5 Benefits of a VA Mortgage Loan

VA Mortgage Loan

The U.S. Department of Veterans Affairs (VA) is dedicated to helping military families, and they offer many excellent financial programs for active-duty service men and women, veterans and surviving spouses. One of the best programs they offer is the VA mortgage loan. You served your country with honor and diligence. You deserve extra help when buying a home. VA loans are designed specifically to help military families achieve the American Dream of homeownership. Whether you are buying your first home or getting ready to move up to a bigger property, you should consider applying for a VA home loan.

A veteran loan is backed by the VA and offers many unique benefits that you won’t find with conventional mortgage loans and other “discount” government-backed loan programs such as FHA loans. VA loans are only available to qualified service members, veterans and surviving military spouses. Here are 5 of the most important benefits of a VA mortgage loan:

  • No Down Payment

FHA loans require a minimum down payment of 3.5%. Some conventional home loans may require down payments as high as 10-20%. A VA loan, on the other hand, provides 100% financing for eligible borrowers. This means no down payment is required to buy your home. If you do have money to put down toward your home loan, you should still consider as much down payment as you can comfortably afford. A higher down payment can lower your VA mortgage rate and monthly mortgage payments.

  • Lower Mortgage Rate

VA loans generally offer lower mortgage interest rates compared to conventional loans and other loan programs. The rates are always changing, but a qualified VA borrower can qualify for a home loan with a mortgage rate that’s as much as 0.25% lower. This is assuming the same qualification standards such as credit score, debt-to-income (DTI) ratio, income and other factors. We will cover the VA loan qualification requirements a little later.

  • No Mortgage Insurance

Conventional loans, FHA loans and USDA loans all require monthly private mortgage insurance (PMI) payments until the borrower has paid off at least 20% of the loan value. This is simply an extra fee that you won’t get back. VA loans do not require PMI payments, which provides a significant savings advantage over time.

  • Peace of Mind

Because VA loans are backed by the U.S. Department of Veterans Affairs and the program is designed to help military families, you will have more peace of mind. Mortgage lenders are assuming less risk and will generally offer more attractive rates and terms. There is typically a funding fee associated with VA loans to provide this added protection against default. However, the VA will generally work with you to find a positive solution if you do happen to fall behind on payments. Ideally, you never find yourself in that situation. It’s just nice to know that VA loans offer more built-in protections for both borrowers and lenders.

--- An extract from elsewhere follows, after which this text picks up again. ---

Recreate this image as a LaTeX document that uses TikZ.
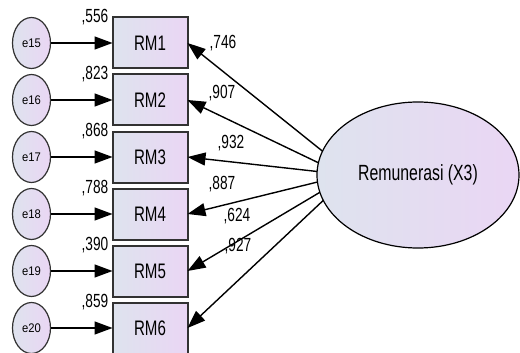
\documentclass[tikz,border=0pt]{standalone}
\usepackage{fontspec}
\setmainfont{Liberation Sans}[FakeStretch=0.72]
\newfontfamily\errfont{Liberation Sans}[FakeStretch=0.9]
\usetikzlibrary{shapes.geometric, arrows.meta, positioning}
\definecolor{shadeblue}{RGB}{222,227,238}
\definecolor{shadepink}{RGB}{234,214,244}
\definecolor{edgegray}{RGB}{50,50,50}

\begin{document}
\begin{tikzpicture}[x=1pt, y=1pt, node distance=6pt,
        indicator/.style={rectangle, draw=edgegray, line width=2pt, left color=shadeblue, right color=shadepink, minimum width=75pt, minimum height=51pt, inner sep=0pt, outer sep=0pt, font=\fontsize{21}{21}\selectfont},
        errterm/.style={ellipse, draw=edgegray, line width=1.2pt, left color=shadeblue, right color=shadepink, minimum width=38pt, minimum height=51pt, inner sep=0pt, outer sep=0pt, font=\errfont\fontsize{12.5}{13}\selectfont},
        latent/.style={ellipse, draw=black, line width=1.2pt, left color=shadeblue, right color=shadepink, minimum width=202pt, minimum height=146pt, inner sep=0pt, outer sep=0pt, font=\fontsize{22}{22}\selectfont},
        weight/.style={font=\fontsize{19}{19}\selectfont, inner sep=0pt},
        line/.style={draw, line width=1.4pt, -{Triangle[length=18pt, width=13pt]}}]

        \useasboundingbox (0,0) rectangle (520,-353);

        % Indicators
        \node [indicator] at (150,-43) (rm1) {RM1};
        \node [indicator, below=of rm1] (rm2) {RM2};
        \node [indicator, below=of rm2] (rm3) {RM3};
        \node [indicator, below=of rm3] (rm4) {RM4};
        \node [indicator, below=of rm4] (rm5) {RM5};
        \node [indicator, below=of rm5] (rm6) {RM6};

        % Error terms
        \node [errterm, left=62pt of rm1] (e15) {e15};
        \node [errterm, left=62pt of rm2] (e16) {e16};
        \node [errterm, left=62pt of rm3] (e17) {e17};
        \node [errterm, left=62pt of rm4] (e18) {e18};
        \node [errterm, left=62pt of rm5] (e19) {e19};
        \node [errterm, left=62pt of rm6] (e20) {e20};

        % Latent variable
        \node [latent] at (418,-175) (x3) {Remunerasi (X3)};

        % Squared multiple correlations
        \node [weight, left=4pt of rm1.north west] (r15) {,556};
        \node [weight, left=4pt of rm2.north west] (r16) {,823};
        \node [weight, left=4pt of rm3.north west] (r17) {,868};
        \node [weight, left=4pt of rm4.north west] (r18) {,788};
        \node [weight, left=4pt of rm5.north west] (r19) {,390};
        \node [weight, left=4pt of rm6.north west] (r20) {,859};

        % Loadings
        \node [weight] at (223,-43) (l1) {,746};
        \node [weight] at (222,-93) (l2) {,907};
        \node [weight] at (231,-143) (l3) {,932};
        \node [weight] at (222,-184) (l4) {,887};
        \node [weight] at (237,-216) (l5) {,624};
        \node [weight] at (238,-246) (l6) {,927};

        % Edges
        \path [line] (e15) -- (rm1);
        \path [line] (e16) -- (rm2);
        \path [line] (e17) -- (rm3);
        \path [line] (e18) -- (rm4);
        \path [line] (e19) -- (rm5);
        \path [line] (e20) -- (rm6);
        \path [line] (x3.166.5) -- (rm1.east);
        \path [line] (x3.173) -- (rm2.east);
        \path [line] (x3.178.3) -- (rm3.east);
        \path [line] (x3.184.6) -- (rm4.east);
        \path [line] (x3.190.4) -- (rm5.east);
        \path [line] (x3.195.9) -- (rm6.east);

    \end{tikzpicture}
\end{document}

2 Generous Qualification Requirements

Most VA lenders are looking for credit scores of 620 or higher. A higher FICO score could lead to a lower fixed mortgage rate. The VA also claims that there is no maximum debt-to-income (DTI) ratio* associated with VA loan approval. Then again, having a lower DTI will definitely be advantageous. Most VA-approved lenders will be looking for a DTI of 41% or lower. If higher, there may be other “compensating factors” required in order to approve your mortgage loan.

*Debt-to-income ratio is calculated by adding up all your monthly debt payments and dividing that total by your average monthly income.

“A VA loan is an excellent mortgage option to consider if you meet the necessary loan qualification requirements, as well as the VA’s standards for eligible active-duty service members, veterans and surviving spouses, ,” says Alvaro Moreira, President of Moreira Team | MortgageRight in Atlanta, GA. “Talk with your lender and make sure they are VA-approved. Ask them more about VA loans and see what it will take to get pre-approved for your mortgage.”

Other than the additional funding fee (which can usually be rolled into the final loan amount), there really aren’t many downsides to VA mortgage loans. You can qualify easily with a healthy financial situation. You can get a lower interest rate and avoid PMI payments, thus lowering your monthly mortgage payments. Lastly, you can buy a home with zero down.

If you are a military individual or family buying a home, find a VA-approved lender near you to see if a VA loan is right for you.